REQUIRED TASK:
Note each line of the listing that contains the string "this", and copy it.

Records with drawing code
'''

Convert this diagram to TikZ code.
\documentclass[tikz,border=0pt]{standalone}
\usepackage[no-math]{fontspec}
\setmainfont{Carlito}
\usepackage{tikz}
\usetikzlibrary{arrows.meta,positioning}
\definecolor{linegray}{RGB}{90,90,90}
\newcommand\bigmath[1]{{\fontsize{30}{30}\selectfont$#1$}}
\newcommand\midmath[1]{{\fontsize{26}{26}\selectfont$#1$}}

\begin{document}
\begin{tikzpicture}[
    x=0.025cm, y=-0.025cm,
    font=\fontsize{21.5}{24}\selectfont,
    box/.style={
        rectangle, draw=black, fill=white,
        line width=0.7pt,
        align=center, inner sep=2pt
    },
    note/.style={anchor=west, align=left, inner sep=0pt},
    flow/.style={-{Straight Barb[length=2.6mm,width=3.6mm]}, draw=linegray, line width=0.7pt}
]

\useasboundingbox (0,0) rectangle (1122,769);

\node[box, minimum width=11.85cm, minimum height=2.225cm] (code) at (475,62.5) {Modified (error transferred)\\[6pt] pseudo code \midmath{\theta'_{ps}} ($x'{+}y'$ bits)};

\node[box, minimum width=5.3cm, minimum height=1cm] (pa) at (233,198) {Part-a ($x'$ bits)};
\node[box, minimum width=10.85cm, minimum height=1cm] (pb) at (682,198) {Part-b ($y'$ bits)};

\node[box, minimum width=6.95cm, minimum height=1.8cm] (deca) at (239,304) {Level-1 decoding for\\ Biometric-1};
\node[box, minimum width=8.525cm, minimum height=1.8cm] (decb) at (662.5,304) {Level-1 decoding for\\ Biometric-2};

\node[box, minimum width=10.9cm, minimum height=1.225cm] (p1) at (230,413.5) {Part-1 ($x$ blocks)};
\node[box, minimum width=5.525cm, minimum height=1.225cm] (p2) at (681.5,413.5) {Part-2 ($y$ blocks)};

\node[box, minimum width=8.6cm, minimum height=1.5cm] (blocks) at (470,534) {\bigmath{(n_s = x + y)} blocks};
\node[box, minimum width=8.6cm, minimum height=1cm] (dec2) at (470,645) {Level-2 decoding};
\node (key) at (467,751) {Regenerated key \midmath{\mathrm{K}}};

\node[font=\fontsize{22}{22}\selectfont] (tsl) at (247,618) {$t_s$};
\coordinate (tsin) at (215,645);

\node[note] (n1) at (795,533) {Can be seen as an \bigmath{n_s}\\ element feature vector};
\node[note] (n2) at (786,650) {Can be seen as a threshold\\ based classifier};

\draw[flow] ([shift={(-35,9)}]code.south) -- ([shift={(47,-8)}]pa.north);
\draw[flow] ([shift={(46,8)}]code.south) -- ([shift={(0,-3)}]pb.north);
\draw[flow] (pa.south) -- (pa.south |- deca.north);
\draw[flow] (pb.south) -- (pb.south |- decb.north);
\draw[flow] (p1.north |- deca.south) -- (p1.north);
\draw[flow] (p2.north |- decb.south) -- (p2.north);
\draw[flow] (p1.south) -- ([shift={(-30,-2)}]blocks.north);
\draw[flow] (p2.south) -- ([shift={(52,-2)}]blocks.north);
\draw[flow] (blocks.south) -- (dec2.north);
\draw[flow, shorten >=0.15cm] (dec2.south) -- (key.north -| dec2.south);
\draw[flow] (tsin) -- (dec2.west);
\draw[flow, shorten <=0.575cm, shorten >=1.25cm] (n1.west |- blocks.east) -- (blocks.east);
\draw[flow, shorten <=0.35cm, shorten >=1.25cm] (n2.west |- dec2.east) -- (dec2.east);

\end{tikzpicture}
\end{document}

'''
'''

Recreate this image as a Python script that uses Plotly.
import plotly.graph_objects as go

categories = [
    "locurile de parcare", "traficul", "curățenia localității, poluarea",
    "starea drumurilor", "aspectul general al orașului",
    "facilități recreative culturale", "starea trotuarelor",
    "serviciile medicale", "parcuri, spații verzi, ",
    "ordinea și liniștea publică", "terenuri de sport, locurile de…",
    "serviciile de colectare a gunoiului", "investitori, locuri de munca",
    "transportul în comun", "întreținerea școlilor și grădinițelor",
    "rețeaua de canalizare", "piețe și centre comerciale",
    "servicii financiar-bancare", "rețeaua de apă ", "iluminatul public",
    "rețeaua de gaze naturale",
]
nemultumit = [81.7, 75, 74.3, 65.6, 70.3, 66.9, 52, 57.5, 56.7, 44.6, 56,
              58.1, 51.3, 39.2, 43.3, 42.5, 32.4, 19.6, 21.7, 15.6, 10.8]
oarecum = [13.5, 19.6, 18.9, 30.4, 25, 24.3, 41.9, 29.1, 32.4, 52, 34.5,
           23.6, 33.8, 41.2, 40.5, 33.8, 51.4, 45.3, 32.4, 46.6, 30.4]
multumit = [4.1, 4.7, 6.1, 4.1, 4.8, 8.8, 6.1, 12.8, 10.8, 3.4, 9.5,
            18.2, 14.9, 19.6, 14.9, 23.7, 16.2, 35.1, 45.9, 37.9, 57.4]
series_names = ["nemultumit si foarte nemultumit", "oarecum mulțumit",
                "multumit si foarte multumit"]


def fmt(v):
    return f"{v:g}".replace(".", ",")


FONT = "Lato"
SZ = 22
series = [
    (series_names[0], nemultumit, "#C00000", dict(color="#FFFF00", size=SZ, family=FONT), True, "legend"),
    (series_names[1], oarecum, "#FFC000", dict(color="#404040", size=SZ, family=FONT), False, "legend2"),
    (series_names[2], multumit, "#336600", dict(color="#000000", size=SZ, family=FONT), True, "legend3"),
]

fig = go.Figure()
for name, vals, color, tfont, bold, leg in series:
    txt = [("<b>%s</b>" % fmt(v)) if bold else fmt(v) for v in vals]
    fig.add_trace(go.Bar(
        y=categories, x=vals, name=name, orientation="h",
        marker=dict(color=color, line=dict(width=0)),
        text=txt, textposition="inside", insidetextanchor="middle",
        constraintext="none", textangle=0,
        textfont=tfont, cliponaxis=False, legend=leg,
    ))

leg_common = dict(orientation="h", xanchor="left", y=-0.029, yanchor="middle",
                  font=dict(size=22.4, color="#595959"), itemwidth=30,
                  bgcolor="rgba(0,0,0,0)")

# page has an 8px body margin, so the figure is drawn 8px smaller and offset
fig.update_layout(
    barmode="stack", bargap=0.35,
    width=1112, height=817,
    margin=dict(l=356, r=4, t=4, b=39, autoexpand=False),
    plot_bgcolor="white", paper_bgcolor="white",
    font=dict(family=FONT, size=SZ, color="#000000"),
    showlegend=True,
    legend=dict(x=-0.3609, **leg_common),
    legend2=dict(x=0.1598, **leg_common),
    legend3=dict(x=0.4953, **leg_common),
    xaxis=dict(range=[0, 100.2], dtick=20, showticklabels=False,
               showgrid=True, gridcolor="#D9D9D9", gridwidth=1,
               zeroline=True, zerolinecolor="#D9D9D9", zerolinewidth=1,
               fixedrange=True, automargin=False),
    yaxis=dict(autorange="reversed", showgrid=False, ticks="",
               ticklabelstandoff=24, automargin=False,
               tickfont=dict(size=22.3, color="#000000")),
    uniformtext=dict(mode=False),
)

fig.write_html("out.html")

'''

TASK ANSWER:
Convert this diagram to TikZ code.
Recreate this image as a Python script that uses Plotly.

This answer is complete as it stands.